Among the artifacts are ancient coins that archaeologists believe bear Cleopatra's likeness. And guess what ? She looked nothing like Elizabeth Taylor.
Still, like the tale of King Tut (the Franklin Institute hosted an exhibition on the boy Pharoah three years ago), Cleopatra's is an intriguing story wonderfully told not only with artifacts but also through video clips, audio narration, maps and photographs.
"Based on our success with King Tut and through our own research, Egypt and Egyptian themes tend to resonate very well with the American public.
Why that's the case we don't know, but nevertheless, they continue to be interested," said Troy Collins, senior vice president, programs, marketing and business development for The Franklin Institute.
"Cleopatra is one of these very timeless, iconic pieces of history. ... People think they know a lot about [her], but once they know the true history and the true story, they become even more fascinated."
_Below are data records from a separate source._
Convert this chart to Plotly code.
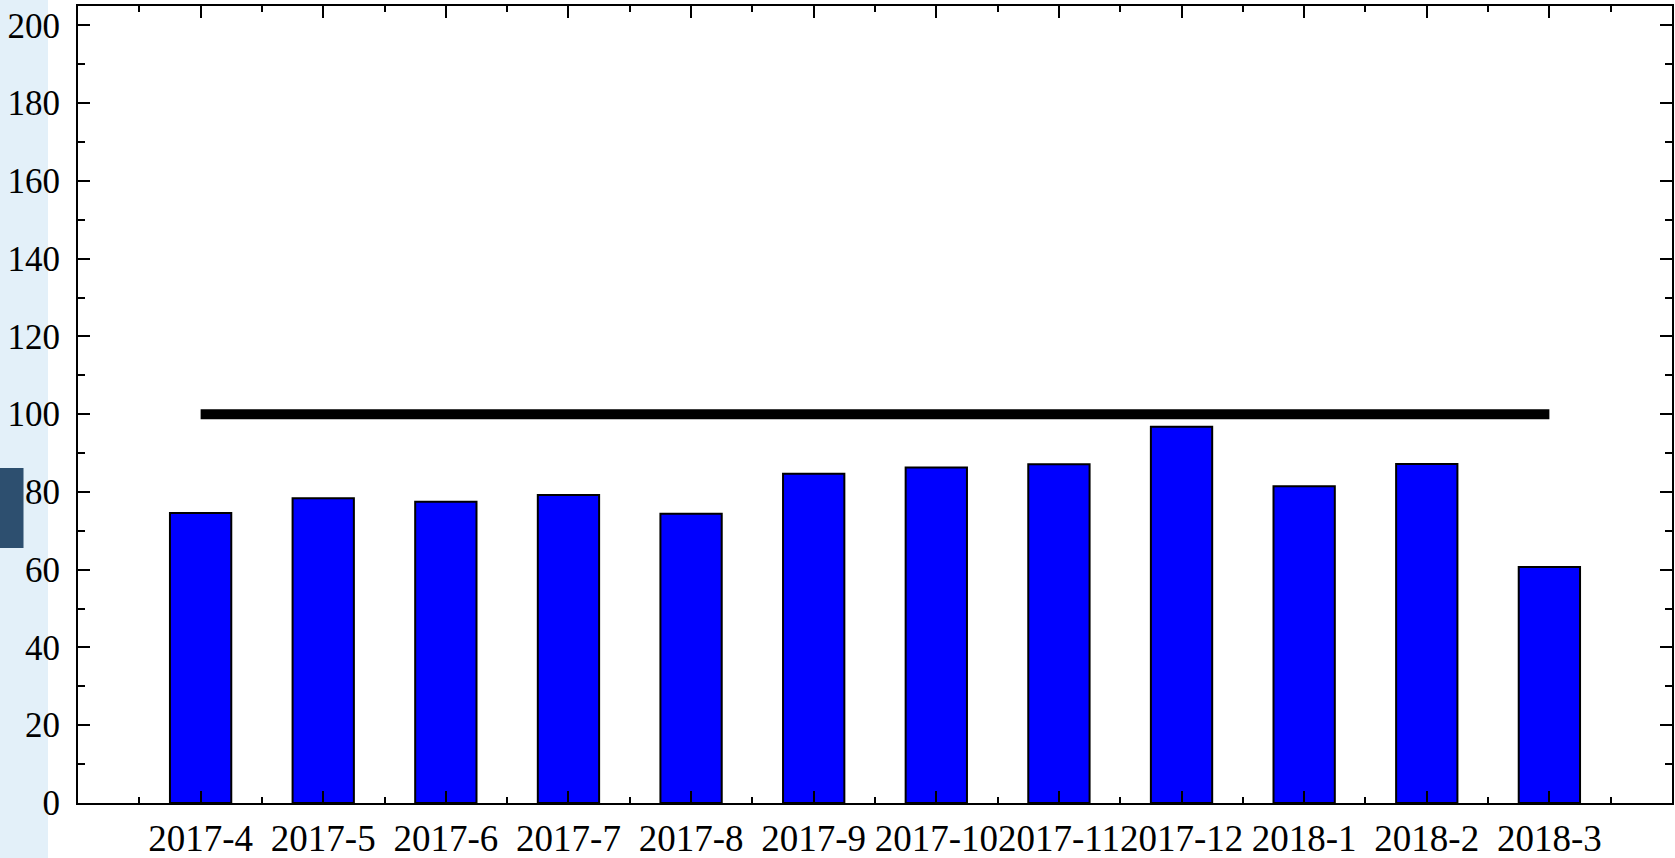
import plotly.graph_objects as go

months = ["2017-4", "2017-5", "2017-6", "2017-7", "2017-8", "2017-9",
          "2017-10", "2017-11", "2017-12", "2018-1", "2018-2", "2018-3"]
values = [74.6, 78.4, 77.5, 79.2, 74.4, 84.7, 86.3, 87.1, 96.8, 81.5, 87.2, 60.7]
target = [100, 100, 100, 100, 100, 100, 100, 100, 100, 100, 100, 100]
y_ticks = [0, 20, 40, 60, 80, 100, 120, 140, 160, 180, 200]

idx = list(range(len(months)))

fig = go.Figure()
fig.add_trace(go.Bar(
    x=idx, y=values, width=0.5,
    marker=dict(color="#0000ff", line=dict(color="black", width=2)),
    showlegend=False, hoverinfo="x+y",
))
fig.add_trace(go.Scatter(
    x=idx, y=target, mode="lines",
    line=dict(color="black", width=10),
    showlegend=False,
))

W, H = 1675, 858
L, R, T, B = 78, 3, 6, 55
pw = W - L - R
ph = H - T - B


def px_x(p):
    return (p - L) / pw


def px_y(p):
    return (H - B - p) / ph


shapes = [
    dict(type="rect", xref="paper", yref="paper",
         x0=px_x(0), x1=px_x(48), y0=px_y(H), y1=px_y(0),
         fillcolor="#e3f0f9", line=dict(width=0), layer="below"),
    dict(type="rect", xref="paper", yref="paper",
         x0=px_x(0), x1=px_x(23.5), y0=px_y(548), y1=px_y(468),
         fillcolor="#2d4f6f", line=dict(width=0), layer="below"),
]

font_family = "Liberation Serif, Times New Roman, serif"

fig.update_layout(
    width=W, height=H,
    margin=dict(l=L, r=R, t=T, b=B, autoexpand=False),
    paper_bgcolor="white", plot_bgcolor="white",
    shapes=shapes,
    font=dict(family=font_family, color="black"),
    xaxis=dict(
        range=[-1, 12], automargin=False,
        tickmode="array", tickvals=idx, ticktext=months,
        tickangle=0,
        ticks="inside", ticklen=12, tickwidth=2, tickcolor="black",
        showline=True, linecolor="black", linewidth=2, mirror="ticks",
        showgrid=False, zeroline=False,
        tickfont=dict(family=font_family, size=37, color="black"),
        ticklabelstandoff=2,
        minor=dict(tickmode="linear", tick0=-0.5, dtick=1, ticks="inside",
                   ticklen=6, tickwidth=2, tickcolor="black", showgrid=False),
    ),
    yaxis=dict(
        range=[0, 205], automargin=False,
        tickmode="array", tickvals=y_ticks,
        ticks="inside", ticklen=12, tickwidth=2, tickcolor="black",
        showline=True, linecolor="black", linewidth=2, mirror="ticks",
        showgrid=False, zeroline=False,
        tickfont=dict(family=font_family, size=35, color="black"),
        ticklabelstandoff=9,
        minor=dict(tickmode="linear", tick0=10, dtick=20, ticks="inside",
                   ticklen=7, tickwidth=2, tickcolor="black", showgrid=False),
    ),
)

fig.write_html(
    "out.html",
    config={"displayModeBar": False},
    post_script="document.body.style.margin='0';document.body.style.overflow='hidden';",
)
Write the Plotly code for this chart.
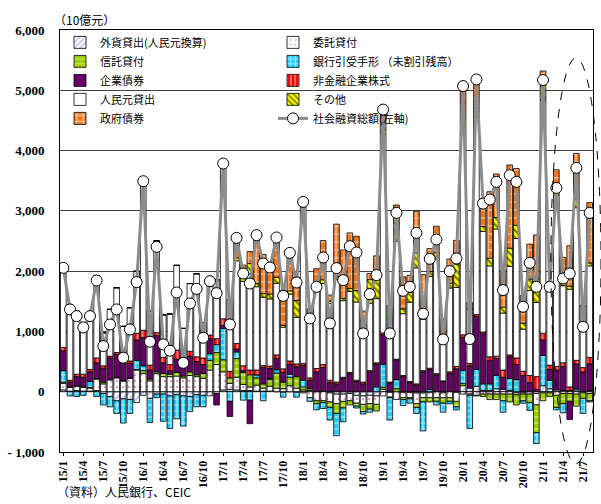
import plotly.graph_objects as go

months = [f"{y % 100}/{m}" for y in range(2015, 2022) for m in range(1, 13)][:80]

total = [2055, 1365, 1254, 1066, 1254, 1845, 757, 1116, 1365, 564, 1033, 1818,
         3492, 829, 2403, 785, 680, 1646, 480, 1464, 1707, 895, 1834, 1635,
         3785, 1116, 2552, 1961, 1795, 2597, 2127, 2060, 2558, 1591, 2304, 1812,
         3149, 1215, 1740, 2227, 1133, 2050, 1851, 2414, 2309, 967, 1619, 1934,
         4680, 967, 2967, 1674, 1740, 2635, 1293, 2204, 2525, 867, 2000, 2210,
         5070, 873, 5180, 3120, 3188, 3481, 1685, 3591, 3481, 1409, 2138, 1740,
         5170, 1740, 3381, 1878, 1961, 3713, 1077, 2967]

fx_loans = [30, 10, 20, 10, 10, 20, -30, -80, -150, -120, -130, -180,
            -60, -110, -40, -40, -70, -50, -70, -80, -50, -60, -70, -30,
            30, 40, 30, 20, 20, 10, 10, 10, 0, -10, 0, -10,
            30, 20, 0, 10, -20, -40, -40, -30, -60, -70, -60, -70,
            40, -10, 0, -10, -10, -20, -20, -10, 0, -20, 0, -10,
            100, 60, 90, 20, 20, 50, 40, 20, -20, -20, 0, -30,
            100, 50, 30, 20, 20, 30, 0, 20]

entrusted = [110, 60, 70, 60, 50, 190, 130, 200, 230, 180, 220, 360,
             300, 180, 300, 250, 250, 260, 230, 270, 250, 220, 360, 450,
             300, 100, 210, 100, 60, 100, 50, 80, 60, 50, 100, 60,
             -20, -100, -150, -150, -150, -160, -120, -120, -130, -140, -140, -140,
             -70, -80, -130, -90, -90, -180, -80, -90, -100, -80, -100, -150,
             -40, -40, -60, -40, -40, -40, -40, -40, -30, -20, -40, -190,
             -20, -20, -60, -30, -30, -40, -20, -30]

trust = [20, 10, 10, 20, 10, 10, 30, 0, 10, 0, 10, 10,
         50, 30, 30, 50, 40, 60, 30, 60, 30, 80, 160, 200,
         200, 90, 310, 200, 200, 120, 70, 110, 250, 110, 140, 190,
         50, 30, -50, -30, -90, -160, -110, -70, -50, -120, -90, -110,
         35, -10, 50, -30, -20, -60, -70, -70, -60, -90, -60, -90,
         35, -20, -10, -40, -90, -90, -110, -130, -170, -110, -140, -460,
         -130, -60, -200, -170, -130, -200, -90, -120]

bills = [190, -70, -80, -60, 100, -80, -190, -170, -210, -400, -230, 150,
         80, -400, -60, -450, -540, -400, -500, -250, -200, -190, 110, 130,
         520, -160, 110, -140, -140, 50, -150, 20, 55, -80, 50, -80,
         110, -60, -100, -100, -210, -370, -230, 0, -30, -40, -50, 80,
         380, -370, 150, -100, -70, -100, -480, 40, -60, -150, -40, -50,
         220, -550, 280, 110, 110, 220, -190, 200, 200, -40, -130, -180,
         500, 140, -40, -150, 0, 20, -250, -20]

corp_bonds = [330, 80, 150, 150, 160, 260, 230, 360, 380, 290, 240, 340,
              470, 150, 600, 180, 60, 220, 250, 260, 220, 150, 250, -190,
              50, -250, 50, 30, -390, 0, 275, 165, 190, 165, 165, 165,
              250, 140, 330, 390, 150, 130, 220, 300, 170, 130, 330, 380,
              490, 150, 330, 250, 150, 110, 330, 330, 280, 170, 300, 380,
              550, 370, 880, 830, 390, 280, 200, 360, 250, 270, 150, 40,
              260, 180, 330, 400, -300, 410, 330, 440]

equity = [55, 30, 40, 50, 40, 80, 40, 30, 30, 40, 40, 110,
          120, 80, 50, 90, 100, 150, 60, 80, 80, 110, 60, 100,
          110, 110, 90, 80, 80, 80, 30, 40, 55, 55, 55, 45,
          30, 40, 55, 50, 40, 30, 20, 20, 20, 30, 20, 20,
          30, 10, 10, 20, 20, 20, 20, 20, 20, 10, 30, 40,
          40, 40, 30, 30, 60, 40, 120, 30, 110, 70, 120, 210,
          110, 70, 60, 60, 60, 60, 70, 110]

rmb_loans = [1320, 1245, 1044, 836, 884, 1365, 547, 776, 1075, 574, 883, 1028,
             2532, 899, 1523, 705, 840, 1406, 480, 1124, 1377, 585, 964, 975,
             2575, 1186, 1372, 1401, 1595, 1382, 1132, 1115, 1188, 691, 1109, 772,
             2599, 985, 1285, 1347, 1273, 1700, 1271, 1344, 1299, 1007, 1119, 1064,
             3295, 747, 1957, 1024, 1315, 1925, 853, 1524, 1905, 657, 1390, 1310,
             3365, 893, 3280, 1670, 1508, 2111, 945, 1471, 1981, 699, 1408, 1230,
             3860, 1240, 2841, 1278, 1621, 2533, 1017, 1517]

others = [0] * 26 + [50, 50, 170, 55, 60, 80, 100, 30, 55, 280,
                     30, 30, 70, 60, 40, 50, 40, 50, 190, 20, 390, 380,
                     200, 60, 300, 80, 165, 250, 50, 80, 100, 30, 80, 390,
                     200, 0, 150, 80, 130, 190, 100, 300, 220, 100, 190, 390,
                     250, 40, 80, 50, 50, 160, 0, 50]

gov_bonds = [0] * 26 + [330, 220, 200, 800, 650, 440, 660, 580, 630, 390,
                        70, 130, 300, 650, 100, 870, 800, 920, 900, 150, 100, 330,
                        280, 470, 300, 530, 280, 690, 690, 380, 440, 340, 400, 390,
                        600, 120, 540, 460, 1100, 720, 620, 1380, 940, 460, 580, 730,
                        240, 100, 340, 420, 670, 740, 20, 1000]

names = ["外貨貸出(人民元換算)", "委託貸付", "信託貸付", "銀行引受手形 （未割引残高）",
         "企業債券", "非金融企業株式", "人民元貸出", "その他", "政府債券"]
series = [fx_loans, entrusted, trust, bills, corp_bonds, equity, rmb_loans, others, gov_bonds]

styles = [
    dict(color="white", pattern=dict(shape="/", fgcolor="#8c8cf0", bgcolor="white", size=5, solidity=0.45)),
    dict(color="white", pattern=dict(shape=".", fgcolor="#c0508a", bgcolor="white", size=6, solidity=0.15)),
    dict(color="#99cc00", pattern=dict(shape="-", fgcolor="#e6f5b0", bgcolor="#99cc00", size=6, solidity=0.35)),
    dict(color="#22ccff", pattern=dict(shape="+", fgcolor="white", bgcolor="#22ccff", size=6, solidity=0.45)),
    dict(color="#660066"),
    dict(color="#ff0000", pattern=dict(shape="|", fgcolor="white", bgcolor="#ff0000", size=5, solidity=0.4)),
    dict(color="white"),
    dict(color="#ffff00", pattern=dict(shape="\\", fgcolor="black", bgcolor="#ffff00", size=5, solidity=0.45)),
    dict(color="#f07820", pattern=dict(shape="+", fgcolor="white", bgcolor="#f07820", size=8, solidity=0.35)),
]

x = list(range(len(months)))
fig = go.Figure()
for nm, vals, st in zip(names, series, styles):
    m = dict(st)
    m["line"] = dict(color="black", width=0.8)
    fig.add_trace(go.Bar(x=x, y=vals, name=nm, marker=m))

fig.add_trace(go.Scatter(
    x=x, y=total, name="社会融資総額(左軸)", mode="lines+markers",
    line=dict(color="#8c8c8c", width=3),
    marker=dict(symbol="circle", size=11, color="white", line=dict(color="black", width=1)),
))

tick_idx = list(range(0, 80, 3))
tick_txt = [months[i] for i in tick_idx]
y_vals = [-1000, 0, 1000, 2000, 3000, 4000, 5000, 6000]
y_txt = ["- 1,000", "0", "1,000", "2,000", "3,000", "4,000", "5,000", "6,000"]

serif_x = dict(family="Liberation Serif", size=12, color="black", weight="bold")
serif_y = dict(family="Liberation Serif", size=13, color="black", weight="bold")
jp_font = dict(family="Noto Sans CJK JP", size=11, color="black")

fig.update_layout(
    width=601, height=504,
    margin=dict(l=60, r=8, t=30, b=52),
    paper_bgcolor="white", plot_bgcolor="white",
    barmode="relative", bargap=0.15,
    showlegend=True,
    legend=dict(orientation="h", x=0.0, y=1.005, xanchor="left", yanchor="top",
                entrywidth=168, entrywidthmode="pixels", font=jp_font,
                bgcolor="rgba(0,0,0,0)", itemwidth=30, tracegroupgap=0),
    font=jp_font,
)
fig.update_xaxes(range=[-0.5, 79.5], tickmode="array", tickvals=tick_idx, ticktext=tick_txt,
                 tickangle=-90, tickfont=serif_x, showline=True, linecolor="black",
                 linewidth=1, mirror=True, showgrid=False, ticks="outside", ticklen=3,
                 tickcolor="black", zeroline=False)
fig.update_yaxes(range=[-1000, 6000], tickmode="array", tickvals=y_vals, ticktext=y_txt,
                 tickfont=serif_y, showline=True, linecolor="black", linewidth=1,
                 mirror=True, showgrid=True, gridcolor="#404040", gridwidth=1,
                 zeroline=True, zerolinecolor="black", zerolinewidth=1.2, ticks="",
                 ticklabelstandoff=12)

fig.add_annotation(text="（10億元）", xref="paper", yref="paper", x=-0.015, y=1.0,
                   xanchor="left", yanchor="bottom", showarrow=False,
                   font=dict(family="Noto Sans CJK JP", size=12, color="black"))
fig.add_annotation(text="（資料）人民銀行、CEIC", xref="paper", yref="paper", x=-0.01, y=-0.093,
                   xanchor="left", yanchor="middle", showarrow=False,
                   font=dict(family="Noto Sans CJK JP", size=12, color="black"))

fig.add_shape(type="circle", xref="paper", yref="paper", x0=0.921, x1=1.015, y0=-0.028, y1=0.934,
              line=dict(color="black", width=1, dash="dash"))

fig.write_html("out.html", config={"displayModeBar": False},
               post_script="document.body.style.margin='0';document.body.style.overflow='hidden';")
Visitors to the exhibition first encounter a room with a glass floor and blue and green lighting moving around the walls. It gives the feel of being underwater, where many of the artifacts were discovered. Beneath the floor is sand and items such as urns and portions of statues. They next enter a room where a brief film on Cleopatra is narrated by the Queen herself. (Actually, it's an actress.)
Egypt's last ruler was of Greek descent and a member of the Ptolemaic Dynasty. While her body has never been found and no one really knows what she looked like, she's been described by many ancient historians as "beautiful" and "intelligent."
The Romans obliterated all traces of her when they conquered Egypt in 30 B.C. Still, enough has been discovered to put together Cleopatra's life, a life less ordinary.
She was not the first Cleopatra, but actually Cleopatra VII. She was 17 when she became Pharoah and ruled the country with her younger brother, whom she married. She was well-educated and fluent in Ethiopian, Aramaic, Hebrew, Greek and ancient Egyptian.
She had one son with Julius Caesar (Caesarion or little Caesar) and three children with Mark Antony, including a set of twins.
Perhaps the artifact that gives the most insight into this mysterious monarch is a papyrus from the Egyptian Museum of Berlin, which bears her handwriting.
It was a document granting a tax exemption for a businessman and friend of Mark Antony. To it, Cleopatra added the word "ginesthoi" -- which means "make it happen."